A partir desse contexto, esse estudo pretende analisar como o cinema de Riefenstahl representou esse discurso eugênico de super-raça, usando as ideias de representação de Roger Chartier, que dizem que em diferentes lugares e tempos a realidade social é construída por meio de classificações, divisões e delimitações e que essas representações podem mudar, pois são historicamente construídos e determinados pelas relações de poder e pelos conflitos de interesses dos grupos sociais.

E junto com esse sentido de representação, pretendemos analisar os estudos de Walter Benjamin a respeito da reprodução artística, onde o cinema, ao contrário de outros tipos de arte, tem como função ser difundido e reproduzido para grandes públicos, pois não possui sentido de unidade, ou seja, quanto mais vezes for reproduzido e visto mais sentido terá a sua produção.
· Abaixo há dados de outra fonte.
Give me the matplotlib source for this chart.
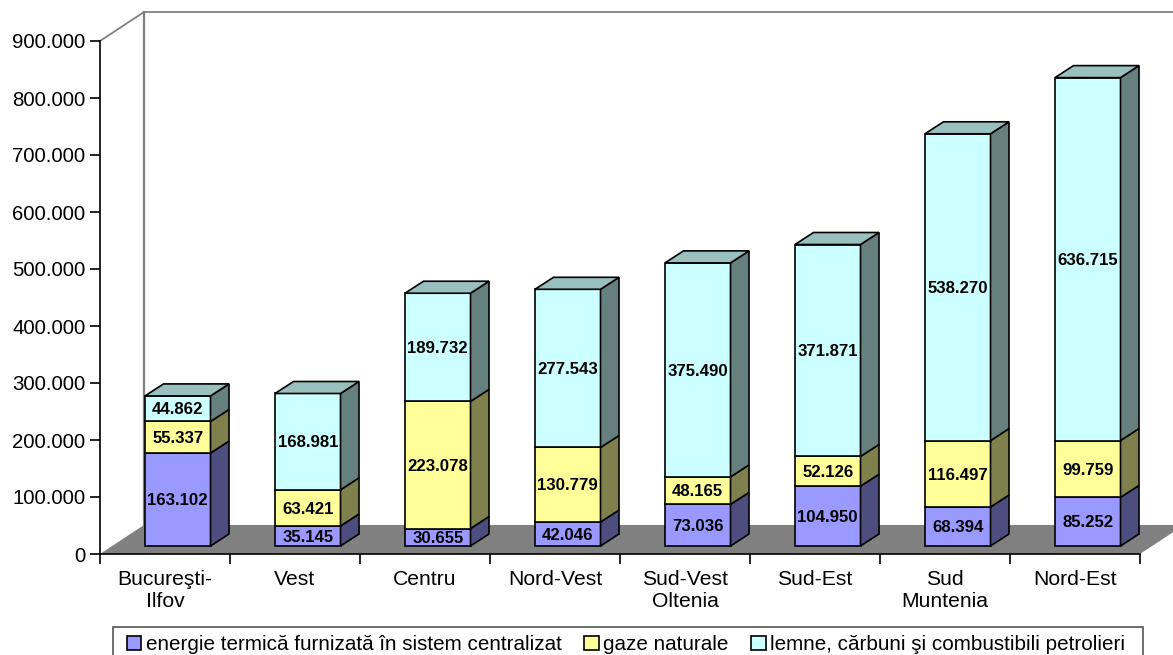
import matplotlib
matplotlib.use("Agg")
import matplotlib.pyplot as plt
from matplotlib.patches import Rectangle
from matplotlib.ticker import FuncFormatter

plt.rcParams['font.family'] = ['Liberation Sans', 'DejaVu Sans']

regions = ["Bucureşti-\nIlfov", "Vest", "Centru", "Nord-Vest", "Sud-Vest\nOltenia", "Sud-Est", "Sud\nMuntenia", "Nord-Est"]
termica = [163102, 35145, 30655, 42046, 73036, 104950, 68394, 85252]
gaze = [55337, 63421, 223078, 130779, 48165, 52126, 116497, 99759]
lemne = [44862, 168981, 189732, 277543, 375490, 371871, 538270, 636715]
series_names = ["energie termică furnizată în sistem centralizat", "gaze naturale", "lemne, cărbuni şi combustibili petrolieri"]
y_ticks = [0, 100000, 200000, 300000, 400000, 500000, 600000, 700000, 800000, 900000]

front_colors = ["#9999FF", "#FFFF99", "#CCFFFF"]
side_colors = ["#4D4D80", "#80804D", "#668080"]
top_color = "#99BFBF"

W, H = 1173, 655
X0, X1, Y0, Y1 = 100, 1140, 554, 41  # plot area in pixels
fig = plt.figure(figsize=(W / 100, H / 100), dpi=100)
ax = fig.add_axes([X0 / W, 1 - Y0 / H, (X1 - X0) / W, (Y0 - Y1) / H])
ax.set_xlim(0, len(regions))
ax.set_ylim(0, 900000)

# pixel sizes of the fake 3d, converted to data units
px_x = len(regions) / (X1 - X0)
px_y = 900000 / (Y0 - Y1)
wall_dx, wall_dy = 44 * px_x, 29 * px_y
bar_dx, bar_dy = 18.5 * px_x, 12 * px_y
lift = 8 * px_y
bar_w = 65.5 * px_x
shift = 45 * px_x

# floor and back wall
n = len(regions)
ax.fill([0, wall_dx, n + wall_dx, n], [0, wall_dy, wall_dy, 0], color="#808080", lw=0, clip_on=False, zorder=1)
ax.plot([0, wall_dx, n + wall_dx], [900000, 900000 + wall_dy, 900000 + wall_dy], color="#808080", lw=1.3, clip_on=False, zorder=1)
ax.plot([wall_dx, wall_dx], [wall_dy, 900000 + wall_dy], color="#808080", lw=1.6, clip_on=False, zorder=1)

# stacked bars, drawn by hand on the side and top
handles = []
bottoms = [lift] * n
for values, front, side, name in zip([termica, gaze, lemne], front_colors, side_colors, series_names):
    lefts = [i + shift for i in range(n)]
    bars = ax.bar(lefts, values, width=bar_w, bottom=bottoms, align="edge", color=front,
                  edgecolor="black", linewidth=1.2, zorder=3, label=name)
    handles.append(bars)
    for left, b, v in zip(lefts, bottoms, values):
        right = left + bar_w
        ax.fill([right, right + bar_dx, right + bar_dx, right],
                [b, b + bar_dy, b + v + bar_dy, b + v],
                facecolor=side, edgecolor="black", lw=1.2, zorder=3, clip_on=False)
        ax.text(left + bar_w / 2, b + v / 2 - 1.2 * px_y, f"{v:,}".replace(",", "."), ha="center", va="center",
                fontsize=12.1, fontweight="bold", color="black", zorder=5)
    bottoms = [b + v for b, v in zip(bottoms, values)]

# lid of each column
for i, top in enumerate(bottoms):
    left = i + shift
    ax.fill([left, left + bar_dx, left + bar_w + bar_dx, left + bar_w],
            [top, top + bar_dy, top + bar_dy, top],
            facecolor=top_color, edgecolor="black", lw=1.2, zorder=3, clip_on=False)

# axes
for s in ["top", "right"]:
    ax.spines[s].set_visible(False)
for s in ["left", "bottom"]:
    ax.spines[s].set_linewidth(1.2)
    ax.spines[s].set_zorder(2)
ax.set_yticks(y_ticks)
ax.yaxis.set_major_formatter(FuncFormatter(lambda v, p: f"{int(v):,}".replace(",", ".")))
ax.tick_params(axis="y", labelsize=14.7, length=7, width=1.2, pad=3.5)
ax.set_xticks(range(n + 1))
ax.set_xticklabels([])
ax.set_xticks([i + 0.5 for i in range(n)], minor=True)
ax.set_xticklabels(regions, minor=True, fontsize=15.2, linespacing=1.2)
ax.tick_params(axis="x", which="major", length=7, width=1.2)
ax.tick_params(axis="x", which="minor", length=0, pad=11.5)

# legend box runs off the bottom of the picture
fig.add_artist(Rectangle((113 / W, -0.01), 1030 / W, 1 - 627 / H + 0.01, transform=fig.transFigure,
                         facecolor="white", edgecolor="#555555", lw=1.2))
leg = fig.legend(handles=handles, loc="center left", bbox_to_anchor=(127 / W, 1 - 644.5 / H), ncol=3,
                 fontsize=14.9, frameon=False, borderaxespad=0, borderpad=0, handlelength=0.7,
                 handleheight=0.7, handletextpad=0.2, columnspacing=1.1)

fig.savefig("out.png", dpi=100)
E esse pensamento colabora diretamente com a frase dita por Goebbels que o cinema é uma das maneiras mais modernas e científicas de se manipular o grande público e, portanto, usá-lo para transmitir a mensagem que desejar é primordial para a difusão de ideias, por mais controversas que elas sejam.

Além disso, estabelecer uma conexão entre a eugenia como ciência do início do século XX com os estudos de Thomas Kuhn que trabalha com a hipótese de que a ciência não é um ato isolado e unicamente racional do cientista, mas sim o produto científico é carregado de subjetividade e interferências externas. Em seus estudos a ciência é entendida como uma atividade concreta que se dá ao longo do tempo e que em cada época histórica apresenta peculiaridades e características próprias, chamando esse fenômeno de perspectiva historicista que, por sua vez, contrapõe com a ciência que é entendida como uma atividade completamente racional e controlada, chamada de perspectiva formalista.

Portanto, com a ajuda dos estudos de Kuhn, o presente projeto pretende analisar a eugenia como ciência de seu tempo e como essa ciência foi retratada no cinema de Leni Riefenstahl que, por sua vez, propagava as ideias nazistas de Adolf Hitler que eram completamente contaminadas pelos conceitos eugênicos de controle da raça humana mais forte de Francis Galton.